Kericho mostly avoided serious bloodshed that has killed at least 500 people nationwide, residents said.

But the stories they tell are the same as others targeted across the sea of destruction that now is the Rift: attackers coming in groups singing Kalenjin war songs, wielding bows and arrows and machetes, and giving a choice: departure or death.

Then the raiders -- neighbors among them -- took what they wanted from inside the houses and set them ablaze.

Some of the marauding took place inside the sprawling tea estates, including those owned by Unilever subsidiaries Unilever Tea Kenya Ltd and Brooke Bond, and George Williamson, residents and tea growers said.

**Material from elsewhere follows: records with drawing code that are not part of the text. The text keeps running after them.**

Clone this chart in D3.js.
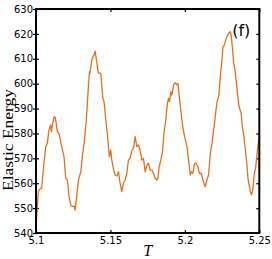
<!DOCTYPE html>
<html>
  <head>
    <meta charset="utf-8">
    <title>Elastic energy (f)</title>
    <script src="https://cdn.jsdelivr.net/npm/d3@7"></script>
    <style>
      body { margin: 0; background: #fff; }
      svg { display: block; }
    </style>
  </head>

  <body>
    <svg id="chart" width="272" height="259"></svg>

    <script>
      // data
      var temps = [
        5.1000, 5.1015, 5.1032, 5.1038, 5.1049, 5.1065, 5.1076, 5.1087, 5.1099, 5.1103,
        5.1114, 5.1121, 5.1130, 5.1143, 5.1155, 5.1170, 5.1188, 5.1200, 5.1211, 5.1222,
        5.1234, 5.1244, 5.1256, 5.1262, 5.1271, 5.1285, 5.1301, 5.1312, 5.1323, 5.1338,
        5.1350, 5.1359, 5.1363, 5.1375, 5.1382, 5.1390, 5.1397, 5.1408, 5.1419, 5.1435,
        5.1449, 5.1457, 5.1469, 5.1482, 5.1493, 5.1502, 5.1509, 5.1520, 5.1531, 5.1543,
        5.1554, 5.1565, 5.1576, 5.1587, 5.1599, 5.1610, 5.1621, 5.1632, 5.1644, 5.1655,
        5.1666, 5.1677, 5.1688, 5.1700, 5.1711, 5.1722, 5.1733, 5.1745, 5.1756, 5.1767,
        5.1778, 5.1789, 5.1801, 5.1812, 5.1819, 5.1827, 5.1839, 5.1850, 5.1859, 5.1872,
        5.1883, 5.1890, 5.1897, 5.1906, 5.1913, 5.1924, 5.1935, 5.1947, 5.1953, 5.1964,
        5.1975, 5.1987, 5.1998, 5.2014, 5.2025, 5.2036, 5.2043, 5.2054, 5.2065, 5.2076,
        5.2088, 5.2098, 5.2110, 5.2121, 5.2132, 5.2137, 5.2148, 5.2159, 5.2171, 5.2182,
        5.2193, 5.2204, 5.2216, 5.2227, 5.2238, 5.2249, 5.2256, 5.2265, 5.2274, 5.2283,
        5.2294, 5.2306, 5.2312, 5.2321, 5.2328, 5.2337, 5.2351, 5.2364, 5.2378, 5.2386,
        5.2395, 5.2407, 5.2418, 5.2425, 5.2432, 5.2440, 5.2447, 5.2456, 5.2467, 5.2476,
        5.2485, 5.2496, 5.2500
      ];
      var energy = [
        542, 556.6, 558, 558, 565.3, 574.7, 576, 581.4, 583.4, 580.7,
        584.7, 586.7, 586.5, 580.7, 580, 575.4, 570.7, 562, 561.3, 554.6,
        551.2, 550.6, 550.8, 549.2, 553.3, 561.3, 564.6, 571.3, 576, 585.4,
        597, 604.8, 604.2, 609.5, 610.8, 611.5, 613.1, 608.8, 604.2, 604.2,
        594.1, 592.8, 585.4, 578, 570.7, 573.3, 569.3, 566, 563.3, 562.9,
        564.6, 560, 556.6, 560, 561.3, 564, 569.3, 570, 573.3, 574,
        578.7, 574.7, 575.4, 573.3, 569.3, 570, 564.6, 567.3, 568, 565.3,
        565.3, 564, 562, 561.3, 562, 566.6, 569.3, 572.7, 580, 585.4,
        592.1, 594.1, 592.8, 596.8, 595.4, 599.5, 600.4, 599.5, 600.1, 594.1,
        588.1, 582.1, 578.7, 574.7, 569.3, 563.3, 564.6, 564, 568, 568,
        566.6, 564, 564, 561.3, 559.3, 558.6, 561.3, 563.3, 572, 576,
        581.4, 586.7, 592.8, 594.8, 602.8, 609.5, 614.9, 615.5, 617.5, 618.9,
        620.2, 620.9, 618.9, 613.5, 608.2, 605.5, 597.5, 590.7, 588.1, 582.7,
        579.4, 573.3, 566.6, 561.3, 559.3, 556.6, 555.3, 557.3, 564, 566.6,
        572, 577.4, 580
      ];
      var xTicks = [5.1, 5.15, 5.2, 5.25];
      var xTickLabels = ["5.1", "5.15", "5.2", "5.25"];
      var yTicks = [540, 550, 560, 570, 580, 590, 600, 610, 620, 630];
      var yTickLabels = ["540", "550", "560", "570", "580", "590", "600", "610", "620", "630"];

      // layout
      var margin = {top: 9, right: 12.7, bottom: 26, left: 36};
      var width = 272 - margin.left - margin.right;
      var height = 259 - margin.top - margin.bottom;
      var tickFont = "'DejaVu Sans', sans-serif";
      var labelFont = "'Liberation Serif', 'DejaVu Serif', serif";

      var chart = d3.select("#chart");
      var g = chart.append("g")
        .attr("transform", "translate(" + margin.left + "," + margin.top + ")");

      var x = d3.scaleLinear().domain([5.1, 5.25]).range([0, width]);
      var y = d3.scaleLinear().domain([540, 630]).range([height, 0]);

      g.append("clipPath").attr("id", "plotClip")
        .append("rect").attr("width", width).attr("height", height);

      // axes
      var bottomAxis = g.append("g")
        .attr("transform", "translate(0," + height + ")")
        .call(d3.axisBottom(x).tickValues(xTicks).tickSize(-3).tickPadding(4)
          .tickFormat(function(d, i) { return xTickLabels[i]; }));
      var topAxis = g.append("g")
        .call(d3.axisTop(x).tickValues(xTicks).tickSize(-3).tickFormat(""));
      var leftAxis = g.append("g")
        .call(d3.axisLeft(y).tickValues(yTicks).tickSize(3).tickPadding(0)
          .tickFormat(function(d, i) { return yTickLabels[i]; }));
      leftAxis.selectAll(".tick line").attr("x1", 3);
      var rightAxis = g.append("g")
        .attr("transform", "translate(" + width + ",0)")
        .call(d3.axisRight(y).tickValues(yTicks).tickSize(-3).tickFormat(""));

      [bottomAxis, topAxis, leftAxis, rightAxis].forEach(function(a) {
        a.select(".domain").remove();
        a.selectAll(".tick line").attr("stroke", "#000").attr("stroke-width", 1.2);
        a.selectAll(".tick text")
          .attr("fill", "#000")
          .style("font-family", tickFont)
          .style("font-size", "10px");
      });

      // the curve
      var line = d3.line()
        .x(function(d, i) { return x(temps[i]); })
        .y(function(d) { return y(d); });

      g.append("path")
        .datum(energy)
        .attr("clip-path", "url(#plotClip)")
        .attr("fill", "none")
        .attr("stroke", "#e3701c")
        .attr("stroke-width", 1.3)
        .attr("stroke-linejoin", "round")
        .attr("d", line);

      // frame
      g.append("rect")
        .attr("width", width)
        .attr("height", height)
        .attr("fill", "none")
        .attr("stroke", "#000")
        .attr("stroke-width", 2);

      // labels
      g.append("text")
        .attr("x", width / 2)
        .attr("y", height + 23)
        .attr("text-anchor", "middle")
        .style("font-family", labelFont)
        .style("font-style", "italic")
        .style("font-size", "16px")
        .text("T");

      chart.append("text")
        .attr("transform", "translate(13,140) rotate(-90)")
        .attr("text-anchor", "middle")
        .attr("textLength", 102)
        .attr("lengthAdjust", "spacingAndGlyphs")
        .style("font-family", labelFont)
        .style("font-size", "15px")
        .text("Elastic Energy");

      g.append("text")
        .attr("x", width - 9)
        .attr("y", 27)
        .attr("text-anchor", "end")
        .style("font-family", tickFont)
        .style("font-size", "16px")
        .text("(f)");
    </script>
  </body>
</html>
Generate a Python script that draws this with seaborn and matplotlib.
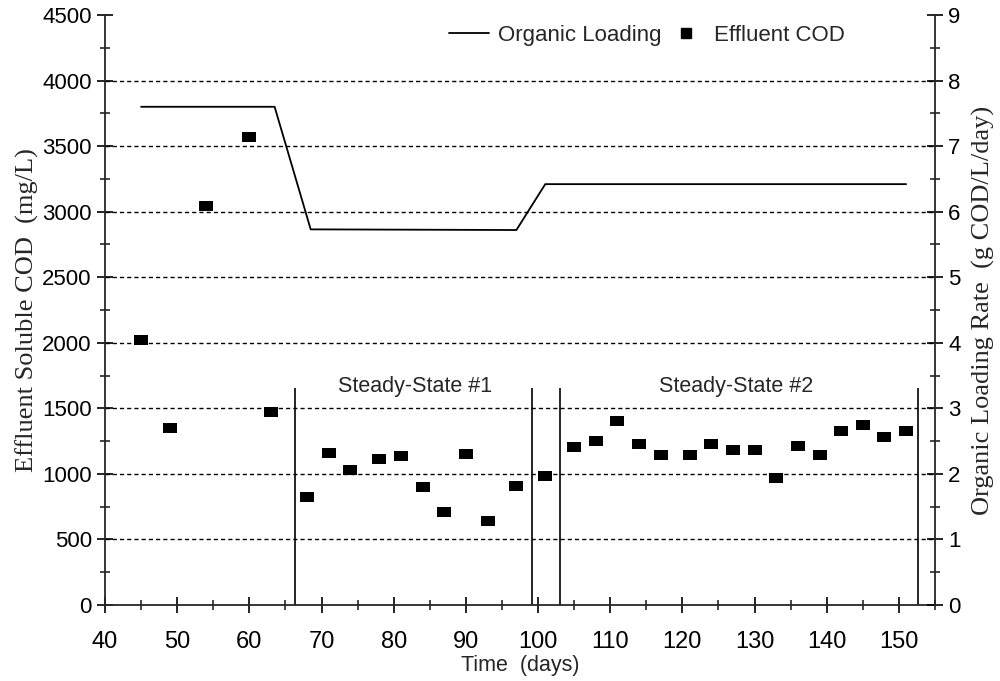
import numpy as np
import pandas as pd
import matplotlib
matplotlib.use("Agg")
import matplotlib.pyplot as plt
import seaborn as sns
from matplotlib.ticker import MultipleLocator
from matplotlib.lines import Line2D

# ---- data ----
cod_days = [45, 49, 54, 60, 63, 68, 71, 74, 78, 81, 84, 87, 90, 93, 97, 101,
            105, 108, 111, 114, 117, 121, 124, 127, 130, 133, 136, 139, 142, 145, 148, 151]
cod_values = [2025, 1350, 3040, 3570, 1475, 825, 1160, 1030, 1115, 1135, 900, 707, 1155, 640, 908, 986,
              1203, 1253, 1403, 1225, 1145, 1145, 1225, 1182, 1182, 966, 1213, 1145, 1330, 1373, 1280, 1330]

load_days = [45, 63.5, 68.5, 97, 101, 151]
load_values = [7.6, 7.6, 5.73, 5.72, 6.42, 6.42]

boundary_days = [66.3, 99.2, 103.0, 152.7]
boundary_top = 1655
state_labels = ["Steady-State #1", "Steady-State #2"]
state_label_days = [82.9, 127.5]

grid_levels = [500, 1000, 1500, 2000, 2500, 3000, 3500, 4000]

cod_df = pd.DataFrame({"day": cod_days, "cod": cod_values})
load_df = pd.DataFrame({"day": load_days, "load": load_values})

# ---- style ----
sns.set_theme(style="ticks")
plt.rcParams["font.family"] = ["Liberation Sans", "DejaVu Sans"]
plt.rcParams["axes.linewidth"] = 1.3

fig = plt.figure(figsize=(10, 6.81), dpi=100)
fig.patch.set_facecolor("white")
ax = fig.add_axes([0.105, 1 - 605 / 681, 0.830, 590 / 681])
ax2 = ax.twinx()

rect = np.array([(-1.3, -1.0), (1.3, -1.0), (1.3, 1.0), (-1.3, 1.0), (-1.3, -1.0)])

for lvl in grid_levels:
    ax.axhline(lvl, color="black", lw=1.0, ls=(0, (3, 2.2)), zorder=1)

ax.vlines(boundary_days, 0, boundary_top, color="black", lw=1.2, zorder=2)

sns.scatterplot(data=cod_df, x="day", y="cod", ax=ax, marker=rect, s=95,
                color="black", edgecolor="black", linewidth=0, zorder=3, legend=False)
sns.lineplot(data=load_df, x="day", y="load", ax=ax2, color="black", lw=1.3,
             legend=False, zorder=3)

for lab, d in zip(state_labels, state_label_days):
    ax.text(d, boundary_top + 10, lab, ha="center", va="center", fontsize=15.5)

ax.set_xlim(40, 155)
ax.set_ylim(0, 4500)
ax2.set_ylim(0, 9)

ax.xaxis.set_major_locator(MultipleLocator(10))
ax.xaxis.set_minor_locator(MultipleLocator(5))
ax.yaxis.set_major_locator(MultipleLocator(500))
ax.yaxis.set_minor_locator(MultipleLocator(250))
ax2.yaxis.set_major_locator(MultipleLocator(1))
ax2.yaxis.set_minor_locator(MultipleLocator(0.5))

for a in (ax, ax2):
    a.tick_params(which="major", direction="inout", length=12, width=1.2, labelsize=16, colors="black")
    a.tick_params(which="minor", direction="inout", length=7, width=1.2)
    a.spines["top"].set_visible(False)
ax.tick_params(axis="x", pad=13, labelsize=17)
ax.spines["right"].set_visible(False)
ax2.spines["left"].set_visible(False)
ax2.spines["bottom"].set_visible(False)

ax.set_xlabel("Time  (days)", fontsize=15.5, labelpad=1)
ax.set_ylabel("Effluent Soluble COD  (mg/L)", fontsize=19,
              family=["Liberation Serif", "DejaVu Serif"], labelpad=2)
ax2.set_ylabel("Organic Loading Rate  (g COD/L/day)", fontsize=19,
               family=["Liberation Serif", "DejaVu Serif"], labelpad=8)

# legend
handles = [Line2D([], [], color="black", lw=1.3),
           Line2D([], [], color="black", marker="s", ls="none", markersize=7)]
ax.legend(handles, ["Organic Loading", "Effluent COD"], loc="upper right",
          bbox_to_anchor=(0.892, 0.983), ncol=2, frameon=False, fontsize=16,
          handlelength=1.8, columnspacing=0.2, handletextpad=0.4,
          borderaxespad=0, borderpad=0)

fig.savefig("out.png", dpi=100, facecolor="white")
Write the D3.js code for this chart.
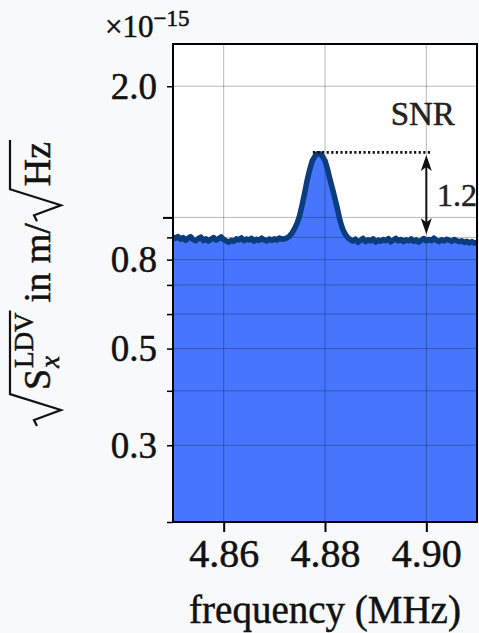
<!DOCTYPE html>
<html>
<head>
<meta charset="utf-8">
<script src="https://cdn.jsdelivr.net/npm/d3@7"></script>
<style>
    body { margin: 0; background: #f8f9fb; }
    text { font-family: "Liberation Serif", "Times New Roman", serif; fill: #111; stroke: #111; stroke-width: 0.5px; }
</style>
</head>
<body>
<div id="chart"></div>
<script>
// frequency grid (MHz) of the measured spectrum
const freqStart = 4.85, freqStep = 0.0005;

// amplitude spectral density, units of 1e-15 m/sqrt(Hz)
const asdLeft = [
    0.902, 0.895, 0.904, 0.891, 0.899, 0.886, 0.896, 0.903, 0.889, 0.884,
    0.895, 0.901, 0.885, 0.893, 0.882, 0.891, 0.899, 0.887, 0.894, 0.902,
    0.890, 0.883, 0.877, 0.886, 0.881, 0.893, 0.888, 0.897, 0.884, 0.892,
    0.887, 0.895, 0.882, 0.891, 0.885, 0.896, 0.888, 0.883, 0.892, 0.886,
    0.893, 0.887, 0.897, 0.891
];
const asdPeak = [
    0.893, 0.897, 0.906, 0.921, 0.942, 0.970, 1.01, 1.07, 1.14, 1.22,
    1.29, 1.35, 1.38, 1.40, 1.40, 1.38, 1.35, 1.29, 1.22, 1.16,
    1.10, 1.04, 0.98, 0.940, 0.915, 0.898, 0.889
];
const asdRight = [
    0.882, 0.891, 0.877, 0.886, 0.895, 0.880, 0.889, 0.883, 0.893, 0.878,
    0.887, 0.882, 0.890, 0.884, 0.894, 0.879, 0.887, 0.895, 0.883, 0.890,
    0.880, 0.889, 0.884, 0.893, 0.881, 0.888, 0.878, 0.886, 0.894, 0.883,
    0.890, 0.884, 0.896, 0.886, 0.880, 0.889, 0.883, 0.891, 0.887, 0.881,
    0.890, 0.884, 0.879, 0.884, 0.876, 0.882, 0.874, 0.880, 0.873, 0.877
];

const xDomain = [4.85, 4.91];
const yDomain = [0.2, 2.5];
const xTicks = [4.86, 4.88, 4.90];
const yMajorTicks = [1.0];
const yMinorTicks = [0.2, 0.3, 0.4, 0.5, 0.6, 0.7, 0.8, 0.9, 2.0];
const yLabelled = [2.0, 0.8, 0.5, 0.3];

// SNR annotation
const snrLevel = 1.41;              // dotted reference level
const snrDotted = [4.8776, 4.9011]; // extent of dotted line
const snrArrow = {f: 4.90, top: 1.39, bottom: 0.915};
const snrValue = "1.2";

const asd = asdLeft.concat(asdPeak, asdRight);
const data = asd.map((v, i) => ({f: freqStart + i * freqStep, v: v}));

const W = 479, H = 633;
const margin = {top: 44, right: 2, bottom: 111, left: 173};
const width = W - margin.left - margin.right,
      height = H - margin.top - margin.bottom;

const svg = d3.select("#chart").append("svg")
    .attr("width", W)
    .attr("height", H);

const g = svg.append("g")
    .attr("transform", `translate(${margin.left},${margin.top})`);

const x = d3.scaleLinear().domain(xDomain).range([0, width]);
const y = d3.scaleLog().domain(yDomain).range([height, 0]);

g.append("rect")
    .attr("width", width)
    .attr("height", height)
    .attr("fill", "white");

g.append("defs").append("clipPath").attr("id", "clip")
    .append("rect").attr("width", width).attr("height", height);

const plot = g.append("g").attr("clip-path", "url(#clip)");

// filled spectrum
plot.append("path")
    .datum(data)
    .attr("fill", "#4676fd")
    .attr("d", d3.area().x(d => x(d.f)).y0(height).y1(d => y(d.v)));

// grid
const allY = yMajorTicks.concat(yMinorTicks);
plot.selectAll(".gy").data(allY).enter().append("line")
    .attr("x1", 0).attr("x2", width)
    .attr("y1", d => y(d)).attr("y2", d => y(d))
    .attr("stroke", "#000").attr("stroke-opacity", 0.28).attr("stroke-width", 1);
plot.selectAll(".gx").data(xTicks).enter().append("line")
    .attr("y1", 0).attr("y2", height)
    .attr("x1", d => x(d)).attr("x2", d => x(d))
    .attr("stroke", "#000").attr("stroke-opacity", 0.28).attr("stroke-width", 1);

// spectrum line
plot.append("path")
    .datum(data)
    .attr("fill", "none")
    .attr("stroke", "#0b3c7e")
    .attr("stroke-width", 5.5)
    .attr("stroke-linejoin", "round")
    .attr("d", d3.line().x(d => x(d.f)).y(d => y(d.v)));

// SNR annotation
g.append("line")
    .attr("x1", x(snrDotted[0])).attr("x2", x(snrDotted[1]))
    .attr("y1", y(snrLevel)).attr("y2", y(snrLevel))
    .attr("stroke", "#111").attr("stroke-width", 2.6)
    .attr("stroke-dasharray", "2.2,2.4");

const ax = x(snrArrow.f), aTop = y(snrArrow.top), aBot = y(snrArrow.bottom);
g.append("line")
    .attr("x1", ax).attr("x2", ax)
    .attr("y1", aTop + 8).attr("y2", aBot - 8)
    .attr("stroke", "#111").attr("stroke-width", 2);
g.append("path")
    .attr("d", `M${ax},${aTop} L${ax - 5.5},${aTop + 16} L${ax},${aTop + 12} L${ax + 5.5},${aTop + 16} Z`)
    .attr("fill", "#111");
g.append("path")
    .attr("d", `M${ax},${aBot} L${ax - 5.5},${aBot - 16} L${ax},${aBot - 12} L${ax + 5.5},${aBot - 16} Z`)
    .attr("fill", "#111");

g.append("text")
    .attr("x", x(4.8993)).attr("y", y(1.63))
    .attr("text-anchor", "middle")
    .style("font-size", "33px")
    .style("fill", "#222").style("stroke", "#222")
    .text("SNR");

g.append("text")
    .attr("x", x(4.9021)).attr("y", y(1.06))
    .style("font-size", "32px")
    .style("fill", "#222").style("stroke", "#222")
    .text(snrValue);

// frame
g.append("rect")
    .attr("width", width).attr("height", height)
    .attr("fill", "none").attr("stroke", "#000").attr("stroke-width", 2);

// x axis
const xAxis = g.append("g")
    .attr("transform", `translate(0,${height})`)
    .call(d3.axisBottom(x).tickValues(xTicks).tickFormat(d3.format(".2f")).tickSize(10).tickPadding(6));
xAxis.select(".domain").remove();
xAxis.selectAll("line").attr("stroke", "#000").attr("stroke-width", 2);
xAxis.selectAll("text").style("font-size", "40px").attr("dy", "0.72em").attr("fill", "#111");

// y axis: minor ticks (some labelled) and major tick at 1.0
const yAxisMinor = g.append("g")
    .call(d3.axisLeft(y).tickValues(yMinorTicks)
        .tickFormat(d => yLabelled.includes(d) ? d3.format(".1f")(d) : "")
        .tickSize(6).tickPadding(10));
yAxisMinor.select(".domain").remove();
yAxisMinor.selectAll("line").attr("stroke", "#000").attr("stroke-width", 1.5);
yAxisMinor.selectAll("text").style("font-size", "37px").attr("dy", "0.33em").attr("fill", "#111");

const yAxisMajor = g.append("g")
    .call(d3.axisLeft(y).tickValues(yMajorTicks).tickFormat("").tickSize(10));
yAxisMajor.select(".domain").remove();
yAxisMajor.selectAll("line").attr("stroke", "#000").attr("stroke-width", 2);

// offset text
const off = svg.append("text").attr("x", 105).attr("y", 37).style("font-size", "31px");
off.append("tspan").text("×10");
off.append("tspan").attr("dy", -11).style("font-size", "23px").text("−15");

// x label
svg.append("text")
    .attr("x", margin.left + width / 2)
    .attr("y", 623)
    .attr("text-anchor", "middle")
    .style("font-size", "39px")
    .text("frequency (MHz)");

// y label: sqrt(S_x^LDV) in m/sqrt(Hz)
const yl = svg.append("g").attr("transform", "translate(50,283) rotate(-90)");
const lab = yl.append("g");
const fs = 38;
let u = 0;
function radical(u0, end) {
    lab.append("path")
        .attr("d", `M${u0},-13 L${u0 + 6},-16 L${u0 + 16},11 L${u0 + 32},-40 L${end},-40`)
        .attr("fill", "none").attr("stroke", "#111").attr("stroke-width", 2.2)
        .attr("stroke-linejoin", "miter");
}
function txt(str, uu, v, size, italic) {
    const t = lab.append("text").attr("x", uu).attr("y", v)
        .style("font-size", size + "px")
        .style("font-style", italic ? "italic" : "normal")
        .text(str);
    return t.node().getComputedTextLength();
}
const r1 = u;
u += 36;
u += txt("S", u, 0, fs, false);
const wSup = txt("LDV", u + 1, -17, 27, false);
const wSub = txt("x", u + 1, 9, 27, true);
u += Math.max(wSup, wSub) + 3;
radical(r1, u);
u += 8;
u += txt("in m/", u, 0, fs, false) + 2;
const r2 = u;
u += 35;
u += txt("Hz", u, 0, fs, false) + 2;
radical(r2, u);
lab.attr("transform", `translate(${-u / 2},0)`);
</script>
</body>
</html>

But most damage was to workers’ housing, storage facilities and equipment while leaf processing factories were largely untouched, industry officials said.

Unilever Tea Kenya Managing Director Richard Fairburn, who runs Kenya’s largest tea plantation, said the company had lost 30 million Kenya shillings in damage to buildings and equipment.

“We’re back to production now, the factories are running, we’re able to get all the crop in, so we’re basically back to normal,” Fairburn told Reuters.

At James Finlay (Kenya), Kenya’s second-largest grower, there was no damage and production had resumed despite a close call with trouble, Finance Executive Paul Wythe said.

“At one stage, about 1,000 people came onto our estate and our senior administration manager came out and talked to them in the middle of the night to calm them down,” Wythe said.

For the past five days, small farms have been bringing their tea for processing, another sign of normalcy, he said.

Wythe said a handful of workers had said they wanted to leave: “We’ve asked them to have a think about it, and guaranteed their security.”

But workers are not so sure: “We’re going to get our pay, and go home,” Obonyo said.